Orange County voters elect local judges, county commissioners, state lawmakers
Over two-thirds of Orange County voters turned out for the elections this year, choosing state and federal candidates, along with four county commissioners and four District Court judges.
More than 75,000 voters — roughly 67% of Orange County’s registered voters — had cast their ballots before Tuesday, including almost 25,000 absentee ballots, the Orange County elections office said in a news release Monday.
Absentee ballots will continue to be counted until 5 p.m. Nov. 12. The local Board of Elections will certify the final vote count Nov. 13.
The only locally contested race on the ballot in Orange County was for state Senate District 23, where incumbent Democratic Sen. Valerie Foushee defeated Republican Tom Glendenning for another term in office. District 50 Rep. Graig Meyer and District 56 Rep. Verla Insko, both Democrats, ran unopposed for another term in the N.C. House.
No Republican candidates filed to run in local offices either this year, and voters effectively decided the county’s District Court and Board of Commissioners races in the March primary.
That was not unusual for the heavily Democratic county, which rarely fields Republican challengers for local offices. The most recent Republican candidates for county commissioner, Chris Weaver and Mary Carter, won less than 30% of the vote in the 2012 race.

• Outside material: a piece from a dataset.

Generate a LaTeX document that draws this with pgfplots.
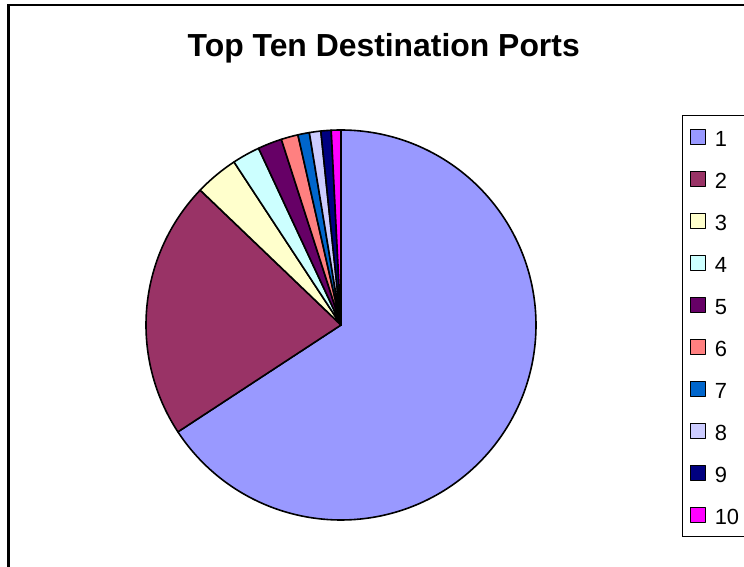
\documentclass[border=0pt]{standalone}
\usepackage{pgfplots}
\pgfplotsset{compat=1.18}
\usepackage{fontspec}
\setmainfont{Liberation Sans}
\definecolor{c1}{HTML}{9999FF}
\definecolor{c2}{HTML}{993366}
\definecolor{c3}{HTML}{FFFFCC}
\definecolor{c4}{HTML}{CCFFFF}
\definecolor{c5}{HTML}{660066}
\definecolor{c6}{HTML}{FF8080}
\definecolor{c7}{HTML}{0066CC}
\definecolor{c8}{HTML}{CCCCFF}
\definecolor{c9}{HTML}{000080}
\definecolor{c10}{HTML}{FF00FF}
% share of each port (percent), colour, legend label
\def\piedata{65.8/c1/1, 21.4/c2/2, 3.6/c3/3, 2.3/c4/4, 2.0/c5/5, 1.4/c6/6, 0.95/c7/7, 0.95/c8/8, 0.85/c9/9, 0.8/c10/10}
\begin{document}
\begin{tikzpicture}
\useasboundingbox (0,0) rectangle (744bp,567bp);
\fill[white] (0,0) rectangle (744bp,567bp);
\draw[line width=2.2bp, line cap=rect] (8.5bp,-5bp) -- (8.5bp,562bp) -- (760bp,562bp);
\node[font=\bfseries\fontsize{32}{38}\selectfont, anchor=base] at (383.7bp,510.3bp) {Top Ten Destination Ports};
\gdef\pietotal{0}
\foreach \v/\cc/\n in \piedata {\pgfmathsetmacro\tmpt{\pietotal+\v}\xdef\pietotal{\tmpt}}
\begin{axis}[
  at={(341bp,242bp)}, anchor=center,
  width=390bp, height=390bp, scale only axis,
  hide axis, clip=false,
  xmin=-1, xmax=1, ymin=-1, ymax=1,
  legend image code/.code={\draw[#1, line width=0.9bp] (0bp,-7.25bp) rectangle (14.5bp,7.25bp);},
  legend cell align=left,
  legend style={at={(1.3736,1.0385)}, anchor=north west, draw=black, line width=0.8bp,
    inner xsep=8.3bp, inner ysep=12bp, font=\fontsize{22}{26}\selectfont,
    row sep=23bp, column sep=9bp,
    nodes={inner sep=0pt, text height=19bp, text depth=0pt}},
]
\gdef\prevsum{0}
\foreach \v/\cc/\n in \piedata {
  \pgfmathsetmacro\cumsum{\prevsum+\v}
  \pgfmathsetmacro\angA{90-\prevsum/\pietotal*360}
  \pgfmathsetmacro\angB{90-\cumsum/\pietotal*360}
  \edef\temp{\noexpand\addplot[fill=\cc, draw=black, line width=1.6bp, line join=round, domain=\angB:\angA, samples=180]
     ({cos(x)},{sin(x)}) -- (axis cs:0,0) -- cycle;
     \noexpand\addlegendentry{\n}}
  \temp
  \xdef\prevsum{\cumsum}
}
\end{axis}
\end{tikzpicture}
\end{document}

School funding for Chapel Hill-Carrboro and Orange County school systems
A key issue in this year’s commissioners race was education funding and how to pay for aging city and county schools that need millions of dollars in repairs. The board allocates roughly half of the county budget to the two local school districts each year to pay for operations and construction projects. The school boards decide how to spend that money.
In addition to annual school construction funding allocations, the county also is issuing the last of $120 million in voter-approved school bond money this year. However, the city and county school districts estimated earlier this year that critical school building repairs and renovations could cost up to $500 million.
Current and former Chapel Hill-Carrboro school board members Jean Hamilton and Amy Fowler pushed for more money for education and construction in their successful primary campaigns to become county commissioners.
Their opponents — incumbent commissioners Penny Rich, Mark Marcoplos and Mark Dorosin — have questioned how the city school district is handling the money it already has, particularly after a $767,070 professional development agreement came to light late last year. The agreement did not have the school board’s approval or a required state pre-audit certification.
District emails showed the school board heard about work that consultant Education Elements was going to do in June and July 2019, but the cost for that work only came to the board’s attention in late November. Emails obtained by The News & Observer show district officials structured the payments to avoid the $90,000 threshold requiring the board’s approval.
In January, the district canceled the work after paying over $342,000. Superintendent Pam Baldwin resigned in April; her finance director Jennifer Bennett resigned in February.
Last month, an external review found that was not the only instance in which paperwork was not completed or district staff was sloppy in handling big-ticket contracts and purchases over the last five years.
Fowler, who was vice chairwoman of the school board during the controversy, won over 77% of the primary vote in March, defeating her at-large rival Marcoplos.
Hamilton, who was appointed to fill a school board vacancy from May to December 2019, was the top vote-getter in a three-way District 1 primary race. Dorosin defeated Rich, the board’s current chair, by seven votes in a recount for the second District 1 seat.
Rich and Marcoplos will leave the board later this month.
Orange County voters also will seat four District Court judges next year: newcomer Hathaway Pendergrass and incumbents Samantha Cabe, Sherri Murrell and Beverly Scarlett.